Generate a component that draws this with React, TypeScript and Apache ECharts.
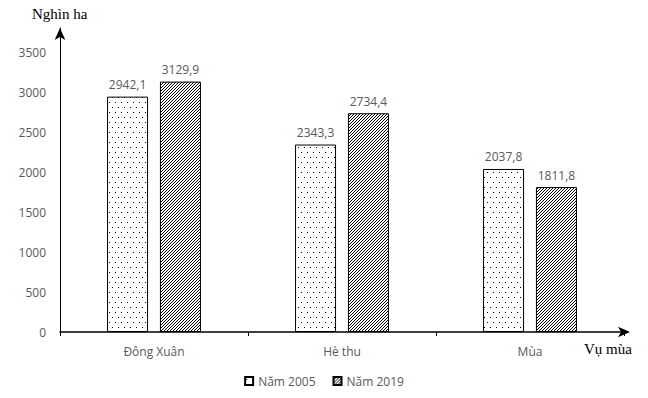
import React, { useEffect, useRef } from "react";
import * as echarts from "echarts";

const categories = ["Đông Xuân", "Hè thu", "Mùa"];
const values2005 = [2942.1, 2343.3, 2037.8];
const values2019 = [3129.9, 2734.4, 1811.8];
const seriesNames = ["Năm 2005", "Năm 2019"];

function makeDots(): HTMLCanvasElement {
  const c = document.createElement("canvas");
  c.width = 6;
  c.height = 10;
  const ctx = c.getContext("2d")!;
  ctx.fillStyle = "#ffffff";
  ctx.fillRect(0, 0, 6, 10);
  ctx.fillStyle = "#000000";
  ctx.fillRect(1, 2, 1, 1);
  ctx.fillRect(4, 7, 1, 1);
  return c;
}

function makeHatch(): HTMLCanvasElement {
  const c = document.createElement("canvas");
  c.width = 3;
  c.height = 3;
  const ctx = c.getContext("2d")!;
  ctx.fillStyle = "#ffffff";
  ctx.fillRect(0, 0, 3, 3);
  ctx.fillStyle = "#000000";
  ctx.fillRect(0, 2, 1, 1);
  ctx.fillRect(1, 1, 1, 1);
  ctx.fillRect(2, 0, 1, 1);
  return c;
}

const fmt = (v: number) => v.toFixed(1).replace(".", ",");
const FONT = "Open Sans";

export default function App() {
  const ref = useRef<HTMLDivElement>(null);
  useEffect(() => {
    if (!ref.current) return;
    const chart = echarts.init(ref.current, null, { renderer: "svg" });
    const dots = { image: makeDots(), repeat: "repeat" };
    const hatch = { image: makeHatch(), repeat: "repeat" };
    const labelStyle = {
      show: true,
      position: "top",
      distance: 6,
      color: "#595959",
      fontSize: 12,
      fontFamily: FONT,
      formatter: (p: any) => fmt(p.value),
    };
    chart.setOption({
      animation: false,
      backgroundColor: "#ffffff",
      grid: { left: 60, right: 24, top: 28, bottom: 66 },
      legend: {
        bottom: 6,
        left: "center",
        itemWidth: 8,
        itemHeight: 8,
        itemGap: 17,
        icon: "rect",
        textStyle: { color: "#595959", fontSize: 12, fontFamily: FONT },
        data: seriesNames,
      },
      xAxis: {
        type: "category",
        data: categories,
        axisLine: {
          lineStyle: { color: "#000", width: 1.5 },
          symbol: ["none", "arrow"],
          symbolSize: [8, 12],
          symbolOffset: [0, 6],
        },
        axisTick: { show: true, length: 4, lineStyle: { color: "#000" } },
        axisLabel: {
          color: "#595959",
          fontSize: 12,
          fontFamily: FONT,
          margin: 13,
        },
      },
      yAxis: {
        type: "value",
        min: 0,
        max: 3800,
        interval: 500,
        splitLine: { show: false },
        axisLine: {
          show: true,
          lineStyle: { color: "#000", width: 1 },
          symbol: ["none", "arrow"],
          symbolSize: [8, 12],
        },
        axisTick: { show: false },
        axisLabel: {
          color: "#595959",
          fontSize: 12,
          fontFamily: FONT,
          margin: 14,
          showMaxLabel: false,
          formatter: (v: number) => (v % 500 === 0 ? String(v) : ""),
        },
      },
      graphic: [
        {
          type: "text",
          left: 32,
          top: 6,
          style: {
            text: "Nghìn ha",
            fill: "#000",
            font: "15px 'Liberation Serif'",
          },
        },
        {
          type: "text",
          left: 584,
          top: 341,
          style: {
            text: "Vụ mùa",
            fill: "#000",
            font: "15px 'Liberation Serif'",
          },
        },
      ],
      series: [
        {
          name: seriesNames[0],
          type: "bar",
          data: values2005,
          barWidth: 41,
          barGap: "29%",
          itemStyle: { color: dots, borderColor: "#000", borderWidth: 1 },
          label: labelStyle,
        },
        {
          name: seriesNames[1],
          type: "bar",
          data: values2019,
          barWidth: 41,
          barGap: "29%",
          itemStyle: { color: hatch, borderColor: "#000", borderWidth: 1 },
          label: labelStyle,
        },
      ],
    });
    return () => chart.dispose();
  }, []);
  return (
    <div
      ref={ref}
      style={{ position: "absolute", left: 0, top: 0, width: 648, height: 398 }}
    />
  );
}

★ ★ ★

> Task directions
Leave out any pictures, please, and quote only the lines from the top of the data through the line that contains "import * as".

> Solution below
Generate a component that draws this with React, TypeScript and Apache ECharts.
import React, { useEffect, useRef } from "react";
import * as echarts from "echarts";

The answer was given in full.